Elle acquiescerait. Elles croiseraient le mari en pyjama dans le couloir, ahuri de sommeil il les saluerait à peine. La ville serait encore dépeuplée et l'auto la traverserait de part en part comme une voie privée. Elles s'installeraient à un guéridon en marbre posé en plein soleil sur un trottoir. Elles commanderaient du café, des tartines, et peu à peu elles en viendraient à boire du vin chaud, des apéritifs un peu douceâtres. Elles se mettraient à rire du serveur, des tables, de leurs pieds qui leur sembleraient s'agiter comme des lutins. Elles se lèveraient, danseraient entre elles, tomberaient. On les emmènerait vomir aux toilettes, puis on les chasserait de l'établissement.
Elle regagnerait l'hôtel. Elle se sentirait brûlante, sans avoir pour autant envie d'un homme, ni de rien. Elle resterait allongée sur son lit, prenant parfois des douches tièdes, ou restant des heures debout contre le mur, le regard fixe. Le soir elle serait épuisée, elle mangerait un sandwich au coin de la rue sans répondre aux avances d'un homme en blouson de cuir, séduisant, à peine blanchi par la trentaine. Elle remonterait se coucher avant huit heures, elle dormirait jusqu'au lendemain.
Une semaine plus tard, elle se demanderait au cours d'une nuit d'insomnie comment faire pour se suicider sans mourir, pour éviter la vie sans subir cette épreuve supplémentaire.

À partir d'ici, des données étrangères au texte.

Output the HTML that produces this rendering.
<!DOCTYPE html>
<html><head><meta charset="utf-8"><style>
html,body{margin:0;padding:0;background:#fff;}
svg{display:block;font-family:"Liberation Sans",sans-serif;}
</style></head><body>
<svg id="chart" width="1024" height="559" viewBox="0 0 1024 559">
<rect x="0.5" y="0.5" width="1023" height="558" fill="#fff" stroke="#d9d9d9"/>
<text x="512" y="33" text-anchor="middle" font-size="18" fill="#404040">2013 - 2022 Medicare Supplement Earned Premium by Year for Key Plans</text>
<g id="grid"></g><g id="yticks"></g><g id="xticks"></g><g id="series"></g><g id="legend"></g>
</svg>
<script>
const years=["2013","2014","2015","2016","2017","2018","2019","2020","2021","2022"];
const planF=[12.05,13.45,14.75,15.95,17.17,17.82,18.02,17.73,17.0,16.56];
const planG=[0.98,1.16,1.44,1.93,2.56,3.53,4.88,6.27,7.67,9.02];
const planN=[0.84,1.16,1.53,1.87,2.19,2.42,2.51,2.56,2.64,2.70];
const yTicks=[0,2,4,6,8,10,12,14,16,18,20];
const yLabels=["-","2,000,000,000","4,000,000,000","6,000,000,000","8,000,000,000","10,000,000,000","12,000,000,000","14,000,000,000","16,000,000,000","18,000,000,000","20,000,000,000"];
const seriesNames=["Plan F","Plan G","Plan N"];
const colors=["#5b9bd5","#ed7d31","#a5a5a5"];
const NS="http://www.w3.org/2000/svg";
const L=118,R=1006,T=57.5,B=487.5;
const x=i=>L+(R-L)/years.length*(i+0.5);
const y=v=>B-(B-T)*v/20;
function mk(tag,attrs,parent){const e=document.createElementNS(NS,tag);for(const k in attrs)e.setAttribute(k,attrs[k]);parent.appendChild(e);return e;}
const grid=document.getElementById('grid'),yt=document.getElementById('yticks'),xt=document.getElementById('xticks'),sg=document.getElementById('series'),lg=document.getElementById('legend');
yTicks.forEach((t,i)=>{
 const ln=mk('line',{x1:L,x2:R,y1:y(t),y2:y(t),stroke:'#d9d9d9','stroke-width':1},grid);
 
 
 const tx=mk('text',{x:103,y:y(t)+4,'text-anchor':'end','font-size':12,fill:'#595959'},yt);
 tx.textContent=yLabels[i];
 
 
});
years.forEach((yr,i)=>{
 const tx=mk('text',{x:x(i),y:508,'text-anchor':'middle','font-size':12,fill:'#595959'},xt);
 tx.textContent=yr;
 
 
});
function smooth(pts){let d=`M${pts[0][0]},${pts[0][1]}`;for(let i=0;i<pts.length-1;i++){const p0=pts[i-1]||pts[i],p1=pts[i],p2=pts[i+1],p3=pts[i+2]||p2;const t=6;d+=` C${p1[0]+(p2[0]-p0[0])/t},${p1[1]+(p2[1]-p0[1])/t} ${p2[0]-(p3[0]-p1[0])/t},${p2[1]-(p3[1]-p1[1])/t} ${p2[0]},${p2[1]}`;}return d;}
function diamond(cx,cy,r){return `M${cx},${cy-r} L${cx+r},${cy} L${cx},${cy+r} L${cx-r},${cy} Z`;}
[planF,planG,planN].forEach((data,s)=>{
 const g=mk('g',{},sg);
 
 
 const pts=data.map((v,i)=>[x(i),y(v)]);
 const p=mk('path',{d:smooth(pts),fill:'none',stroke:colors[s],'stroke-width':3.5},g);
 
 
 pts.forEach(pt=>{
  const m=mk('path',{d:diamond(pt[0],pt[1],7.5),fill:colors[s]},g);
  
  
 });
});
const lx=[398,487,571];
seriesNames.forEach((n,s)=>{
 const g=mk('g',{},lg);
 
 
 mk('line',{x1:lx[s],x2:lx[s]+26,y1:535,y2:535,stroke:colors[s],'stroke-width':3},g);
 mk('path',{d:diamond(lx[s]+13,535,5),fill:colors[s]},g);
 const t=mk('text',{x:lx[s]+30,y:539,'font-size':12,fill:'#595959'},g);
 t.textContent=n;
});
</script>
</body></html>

Elle ne voulait pas rester toute la nuit dans cet endroit minable. Il était déjà trois heures du matin, il lui semblait qu'on l'avait accouchée sur ce fauteuil en plastique et qu'on l'enterrerait un jour sous la moquette. Elle s'est levée, elle est remontée dans sa chambre. Elle a somnolé sur le lit. Derrière la porte il y avait un petit couloir, aux plinthes bleues, aux murs blancs, et son avenir descendait par l'escalier jusqu'à la rue.

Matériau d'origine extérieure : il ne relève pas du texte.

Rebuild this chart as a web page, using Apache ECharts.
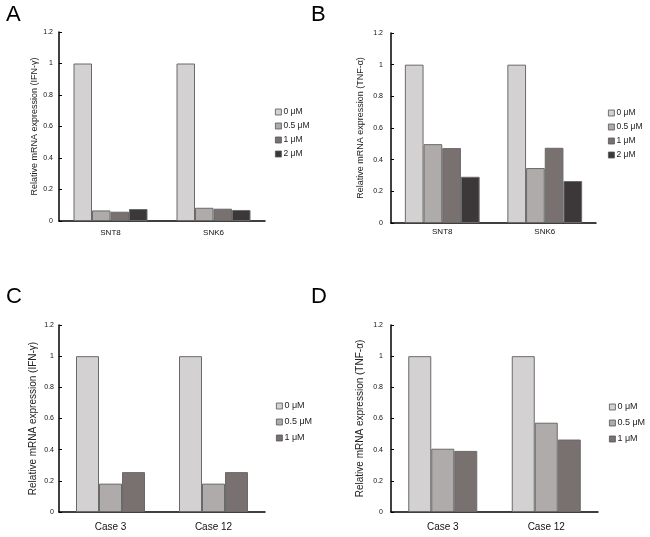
<!DOCTYPE html>
<html>
<head>
<meta charset="utf-8">
<script src="https://cdn.jsdelivr.net/npm/echarts@6/dist/echarts.min.js"></script>
<style>html,body{margin:0;padding:0;background:#fff}#c{width:650px;height:537px}</style>
</head>
<body>
<div id="c"></div>
<script>
// ---- data ----
const catsAB = ['SNT8', 'SNK6'];
const catsCD = ['Case 3', 'Case 12'];
const dosesAB = ['0 μM', '0.5 μM', '1 μM', '2 μM'];
const dosesCD = ['0 μM', '0.5 μM', '1 μM'];
const yTicks = [0, 0.2, 0.4, 0.6, 0.8, 1, 1.2];
// Panel A: IFN-γ, cell lines
const A_0 = [1, 1];
const A_05 = [0.067, 0.084];
const A_1 = [0.059, 0.078];
const A_2 = [0.076, 0.070];
// Panel B: TNF-α, cell lines
const B_0 = [1, 1];
const B_05 = [0.498, 0.347];
const B_1 = [0.473, 0.475];
const B_2 = [0.292, 0.265];
// Panel C: IFN-γ, cases
const C_0 = [1, 1];
const C_05 = [0.182, 0.182];
const C_1 = [0.256, 0.256];
// Panel D: TNF-α, cases
const D_0 = [1, 1];
const D_05 = [0.406, 0.573];
const D_1 = [0.392, 0.465];

const fills = ['#d3d1d2', '#afabaa', '#78716f', '#3c3839'];
const font = 'Liberation Sans, Arial, sans-serif';

const grids = [
  {left: 59, top: 32, width: 206, height: 189},
  {left: 391, top: 33, width: 205, height: 190},
  {left: 59, top: 325, width: 206, height: 187},
  {left: 391, top: 325, width: 207, height: 187}
];
const yNames = ['Relative mRNA expression (IFN-γ)', 'Relative mRNA expression (TNF-α)',
                'Relative mRNA expression (IFN-γ)', 'Relative mRNA expression (TNF-α)'];
const nameGaps = [16, 26, 21, 26];
const labelMargins = [6, 8, 5, 8];
const xCats = [catsAB, catsAB, catsCD, catsCD];
const xFont = [8, 8, 10, 10];
const xMargin = [8, 5, 10, 10];
const yNameFont = [9, 9, 10, 10];

const xAxis = xCats.map((c, i) => ({
  type: 'category', gridIndex: i, data: c,
  axisLine: {lineStyle: {color: '#000', width: 1.5}},
  axisTick: {show: false},
  axisLabel: {color: '#111', fontSize: xFont[i], fontFamily: font, margin: xMargin[i]}
}));
const yAxis = grids.map((g, i) => ({
  type: 'value', gridIndex: i, min: yTicks[0], max: yTicks[yTicks.length - 1], interval: 0.2,
  name: yNames[i], nameLocation: 'middle', nameGap: nameGaps[i],
  nameTextStyle: {color: '#222', fontSize: yNameFont[i], fontFamily: font},
  axisLine: {show: true, lineStyle: {color: '#000', width: 1.5}},
  axisTick: {show: true, inside: true, length: 3, lineStyle: {color: '#000'}},
  splitLine: {show: false},
  axisLabel: {color: '#111', fontSize: 7, fontFamily: font, margin: labelMargins[i]}
}));

function bar(name, data, idx, gi, w) {
  return {
    type: 'bar', name: name, data: data, xAxisIndex: gi, yAxisIndex: gi,
    barWidth: w, barGap: '0%',
    itemStyle: {color: fills[idx], borderColor: '#6a6a6a', borderWidth: 1},
    emphasis: {disabled: true}
  };
}
const series = [
  bar(dosesAB[0], A_0, 0, 0, 18.5), bar(dosesAB[1], A_05, 1, 0, 18.5), bar(dosesAB[2], A_1, 2, 0, 18.5), bar(dosesAB[3], A_2, 3, 0, 18.5),
  bar(dosesAB[0], B_0, 0, 1, 18.7), bar(dosesAB[1], B_05, 1, 1, 18.7), bar(dosesAB[2], B_1, 2, 1, 18.7), bar(dosesAB[3], B_2, 3, 1, 18.7),
  bar(dosesCD[0], C_0, 0, 2, 23), bar(dosesCD[1], C_05, 1, 2, 23), bar(dosesCD[2], C_1, 2, 2, 23),
  bar(dosesCD[0], D_0, 0, 3, 23), bar(dosesCD[1], D_05, 1, 3, 23), bar(dosesCD[2], D_1, 2, 3, 23)
];

function legend(data, left, top, gap, fs) {
  return {
    data: data, left: left, top: top, orient: 'vertical',
    itemWidth: 6, itemHeight: 6, itemGap: gap, icon: 'rect',
    selectedMode: false,
    itemStyle: {borderColor: '#555', borderWidth: 0.8},
    textStyle: {color: '#222', fontSize: fs, fontFamily: font, lineHeight: 10, padding: [0, 0, 0, -3]},
    padding: 0
  };
}

const panelLetter = (t, x, y) => ({
  type: 'text', left: x, top: y,
  style: {text: t, fontSize: 22, fontFamily: font, fill: '#000'}
});

const chart = echarts.init(document.getElementById('c'), null, {renderer: 'canvas'});
chart.setOption({
  backgroundColor: '#fff',
  animation: false,
  grid: grids,
  xAxis: xAxis,
  yAxis: yAxis,
  legend: [
    legend(dosesAB, 275, 107, 4, 8.5),
    legend(dosesAB, 608, 108, 4, 8.5),
    legend(dosesCD, 276, 401, 6, 9),
    legend(dosesCD, 609, 402, 6, 9)
  ],
  graphic: [
    panelLetter('A', 6, 4), panelLetter('B', 311, 4),
    panelLetter('C', 6, 286), panelLetter('D', 311, 286)
  ],
  series: series
});
</script>
</body>
</html>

On a frappé. Elle a ouvert. Son amie était là. Elle lui a dit de s'asseoir sur la chaise, mais elle n'avait pas envie de lui parler. Elle menait une existence trop différente de la sienne, elles ne se comprendraient jamais. Elle lui a demandé de rentrer chez elle tout de suite.
– Je croyais que tu étais en danger?
Sans un mot, par quelques gestes distants elle l'a mise dehors. Elle n'a pas protesté, elle s'est laissé expulser en douceur, comme si elle était déjà en train de se rendormir chez elle, près de son mari tiède comme une grosse bouillotte. Le lendemain elle se souviendrait de cet épisode nocturne, elle essaierait en vain de la joindre. Elle s'inquiéterait, en même temps elle se dirait qu'elle avait toujours été un peu fantasque. À leur prochaine rencontre, elle essaierait de savoir ce qui lui avait pris.
– Rien.
– Tu vas mal.
Elles se quitteraient en mauvais termes. Elles ne se reverraient que trois ans plus tard à un mariage. Elle aurait divorcé depuis quelques mois, ce weekend l'enfant serait avec son père. Elle l'inviterait à passer quelques jours dans la villa que sa famille possédait au bord de la mer et qui était vide les trois quarts de l'année.